Manly actually miss the fewest tackles in the NRL, but those that they do miss are concentrated down the right, with Harper and Haumole Olakau’atu, the inside man, topping their list.
The kicking is also a massive issue for Manly, both in defending and starting their attack. It might also provide an insight into where opposition teams think the weakness is.
They kick to Saab’s wing at roughly three times the rate that they kick to the Garrick/Tuipulotu edge, where Saab has produced eight errors this year to a combined three from the other side.
The caveats for Saab are that some of those errors come in attack rather than defence, and that he will have more errors off kicks because he fields far more kicks. But fish where the fish are, right?
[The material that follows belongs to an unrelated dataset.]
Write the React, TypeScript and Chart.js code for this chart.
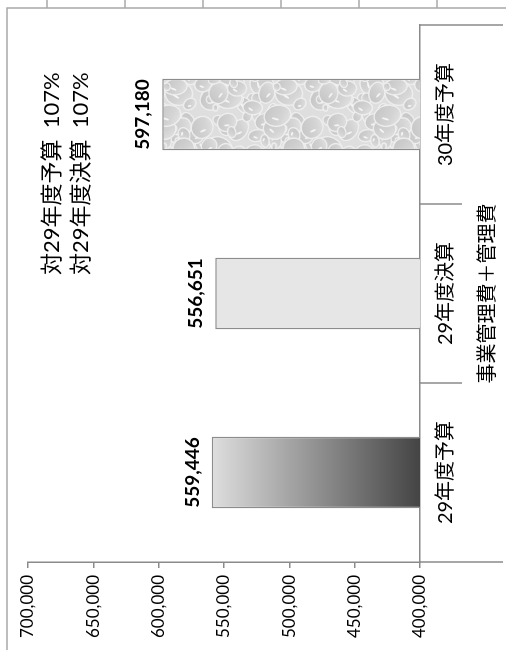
import React, { useEffect, useRef } from 'react';
import { Chart, registerables } from 'chart.js';

Chart.register(...registerables);

// ---- data ----
const categories = ['29年度予算', '29年度決算', '30年度予算'];
const groupLabel = '事業管理費＋管理費';
const values = [559446, 556651, 597180];
const yTickValues = [400000, 450000, 500000, 550000, 600000, 650000, 700000];
const notes = ['対29年度予算  107%', '対29年度決算  107%'];

const FONT = "Lato, 'Noto Sans CJK JP', sans-serif";
const AXIS_COLOR = '#8a8a8a';

function makeDropletTile(): HTMLCanvasElement {
  const S = 110;
  const tile = document.createElement('canvas');
  tile.width = S;
  tile.height = S;
  const g = tile.getContext('2d')!;
  g.fillStyle = '#dedede';
  g.fillRect(0, 0, S, S);
  let seed = 4242;
  const rnd = () => {
    seed = (seed * 1103515245 + 12345) % 2147483648;
    return seed / 2147483648;
  };
  const drops: number[][] = [];
  for (let i = 0; i < 75; i++) {
    drops.push([rnd() * S, rnd() * S, 3 + rnd() * 11, 0.6 + rnd() * 0.35, rnd() * Math.PI]);
  }
  for (const [cx, cy, r, k, rot] of drops) {
    for (const ox of [-S, 0, S]) {
      for (const oy of [-S, 0, S]) {
        const x = cx + ox;
        const y = cy + oy;
        if (x + r < 0 || x - r > S || y + r < 0 || y - r > S) continue;
        g.save();
        g.translate(x, y);
        g.rotate(rot);
        const grad = g.createLinearGradient(-r, -r * k, r, r * k);
        grad.addColorStop(0, '#c3c3c3');
        grad.addColorStop(0.6, '#d3d3d3');
        grad.addColorStop(1, '#e6e6e6');
        g.fillStyle = grad;
        g.beginPath();
        g.ellipse(0, 0, r, r * k, 0, 0, Math.PI * 2);
        g.fill();
        g.strokeStyle = 'rgba(240,240,240,0.9)';
        g.lineWidth = 1.4;
        g.stroke();
        if (r > 6) {
          g.fillStyle = 'rgba(255,255,255,0.75)';
          g.beginPath();
          g.ellipse(-r * 0.2, r * k * 0.25, r * 0.28, Math.max(1, r * 0.07), 0.5, 0, Math.PI * 2);
          g.fill();
        }
        g.restore();
      }
    }
  }
  return tile;
}

const decorPlugin = {
  id: 'decor',
  beforeDraw(chart: any) {
    const { ctx, width, height } = chart;
    ctx.save();
    ctx.strokeStyle = '#a8a8a8';
    ctx.lineWidth = 1.5;
    ctx.beginPath();
    ctx.moveTo(0, 7);
    ctx.lineTo(642, 7);
    ctx.lineTo(642, height);
    for (const y of [47, 125, 203, 281, 359, 437]) {
      ctx.moveTo(642, y);
      ctx.lineTo(width, y);
    }
    ctx.stroke();
    ctx.restore();
  },
  afterDatasetsDraw(chart: any) {
    const { ctx } = chart;
    const meta = chart.getDatasetMeta(0);
    ctx.save();
    ctx.font = `bold 19px ${FONT}`;
    ctx.fillStyle = '#000';
    ctx.textAlign = 'center';
    ctx.textBaseline = 'middle';
    meta.data.forEach((bar: any, i: number) => {
      ctx.fillText(values[i].toLocaleString('en-US'), bar.x, bar.y - 19);
    });
    ctx.restore();
  },
  afterDraw(chart: any) {
    const { ctx } = chart;
    const xs = chart.scales.x;
    const n = categories.length;
    const step = (xs.right - xs.left) / n;
    ctx.save();
    ctx.strokeStyle = AXIS_COLOR;
    ctx.lineWidth = 1.5;
    ctx.beginPath();
    for (let i = 0; i <= n; i++) {
      const px = xs.left + i * step;
      const len = i === 0 || i === n ? 83 : 42;
      ctx.moveTo(px, xs.top);
      ctx.lineTo(px, xs.top + len);
    }
    ctx.stroke();

    ctx.fillStyle = '#000';
    ctx.textAlign = 'center';
    ctx.textBaseline = 'middle';
    ctx.font = `20px ${FONT}`;
    ctx.fillText(groupLabel, (xs.left + xs.right) / 2, xs.top + 68);

    ctx.font = `22px ${FONT}`;
    ctx.textAlign = 'left';
    notes.forEach((t, i) => {
      ctx.fillText(t, 375, 52 + i * 29);
    });
    ctx.restore();
  },
};

export default function App() {
  const canvasRef = useRef<HTMLCanvasElement | null>(null);

  useEffect(() => {
    const canvas = canvasRef.current!;
    const c2d = canvas.getContext('2d')!;
    const pattern = c2d.createPattern(makeDropletTile(), 'repeat');

    const chart = new Chart(canvas, {
      type: 'bar',
      data: {
        labels: categories,
        datasets: [
          {
            data: values,
            backgroundColor: (c: any) => {
              const i = c.dataIndex;
              if (i === 0) {
                const ch = c.chart;
                const ys = ch.scales?.y;
                if (!ys) return '#999';
                const top = ys.getPixelForValue(values[0]);
                const bottom = ys.getPixelForValue(yTickValues[0]);
                if (!Number.isFinite(top) || !Number.isFinite(bottom) || top === bottom) return '#999';
                const grad = ch.ctx.createLinearGradient(0, top, 0, bottom);
                grad.addColorStop(0, '#dedede');
                grad.addColorStop(1, '#444444');
                return grad;
              }
              if (i === 1) return '#e6e6e6';
              return pattern || '#d8d8d8';
            },
            borderColor: '#8c8c8c',
            borderWidth: 1.5,
            borderSkipped: false,
            barPercentage: 0.4,
            categoryPercentage: 1,
          },
        ],
      },
      options: {
        responsive: false,
        animation: false,
        layout: { padding: { left: 0, right: 25, top: 28, bottom: 0 } },
        plugins: {
          legend: { display: false },
          tooltip: { enabled: false },
        },
        scales: {
          x: {
            type: 'category',
            offset: true,
            afterFit: (s: any) => {
              s.height = 86;
            },
            grid: { display: true, drawOnChartArea: false, drawTicks: false },
            border: { display: true, color: AXIS_COLOR, width: 1.5 },
            ticks: {
              color: '#000',
              font: { family: FONT, size: 20 },
              padding: 14,
              maxRotation: 0,
              minRotation: 0,
            },
          },
          y: {
            min: yTickValues[0],
            max: yTickValues[yTickValues.length - 1],
            afterFit: (s: any) => {
              s.width = 88;
            },
            afterBuildTicks: (s: any) => {
              s.ticks = yTickValues.map((v) => ({ value: v }));
            },
            grid: {
              display: true,
              drawOnChartArea: false,
              drawTicks: true,
              tickLength: 6,
              color: AXIS_COLOR,
              lineWidth: 1.5,
            },
            border: { display: true, color: AXIS_COLOR, width: 1.5 },
            ticks: {
              color: '#000',
              font: { family: FONT, size: 17 },
              padding: 7,
              callback: (v: any) => Number(v).toLocaleString('en-US'),
            },
          },
        },
      },
      plugins: [decorPlugin],
    } as any);

    return () => chart.destroy();
  }, []);

  return (
    <div
      style={{
        position: 'fixed',
        left: 0,
        top: 0,
        width: 506,
        height: 650,
        overflow: 'hidden',
        background: '#fff',
      }}
    >
      <canvas
        ref={canvasRef}
        width={650}
        height={506}
        style={{
          position: 'absolute',
          left: 0,
          top: 0,
          width: 650,
          height: 506,
          transform: 'translate(0px, 650px) rotate(-90deg)',
          transformOrigin: '0 0',
        }}
      />
    </div>
  );
}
The targeting of Saab from a kicking perspective shows that other sides feel he is a weak link. He’s also recipient of a tactic known as ‘caging’, where teams kick to land the ball on a winger with little choice but to catch the ball and immediately be tackled.
He rarely gets to make any momentum from returns and when he does get a run, he invariably gets smashed. His body type is all wrong for yardage carries.
Compare his tall, thin frame with Brian To’o’s low centre of gravity and bustling style and you can get an idea of the varying levels of difficulty for defences.
Saab never really gets going because he struggles to move laterally quickly, a result of his long strides, which present tacklers with an easy target to hit.
The number backs this up. Of players who have played all seven rounds so far, Saab is last in average metres per game and second last in metres per run. He’s made just four tackle breaks from 59 runs so far this year.
It’s clear from the data that Manly are currently carrying Saab, which you can do when you make lots of breaks. When that isn’t happening, it’s hard to see what he adds to the team.
Des Hasler had to tough call made for him in terms of dropping Morgan Harper. His defensive performances, as laid bare by Siosifa Talakai were unsustainable for Manly.
The problem now is that the guy next to him might start to come under the spotlight. It’s not necessarily even Jason Saab himself: he’s a winger with a very specific style, and that style doesn’t exist anymore.
His speed and finishing ability remains, but both are less frequently seen for reasons beyond his control. Conversely, the aspects of his game that were already weak, yardage work and defensive ability, are now laid bare by opponents who can aim up at it with a rule set that empowers them.
Against South Sydney this week, Tolutau Koula will get the spot departed by Harper. If Hasler was to act on Saab, waiting in the wings are Jorge Taufua – who has never averaged under 100m per game across nine years in the NRL – and rookie winger Ray Vaega, who impressed in the trials.
It might be too soon to write off Saab, on the back of an exceptional 2021, but it might also be time to think about what role he can play in this iteration of the NRL. He might just be second coming of Sean Day.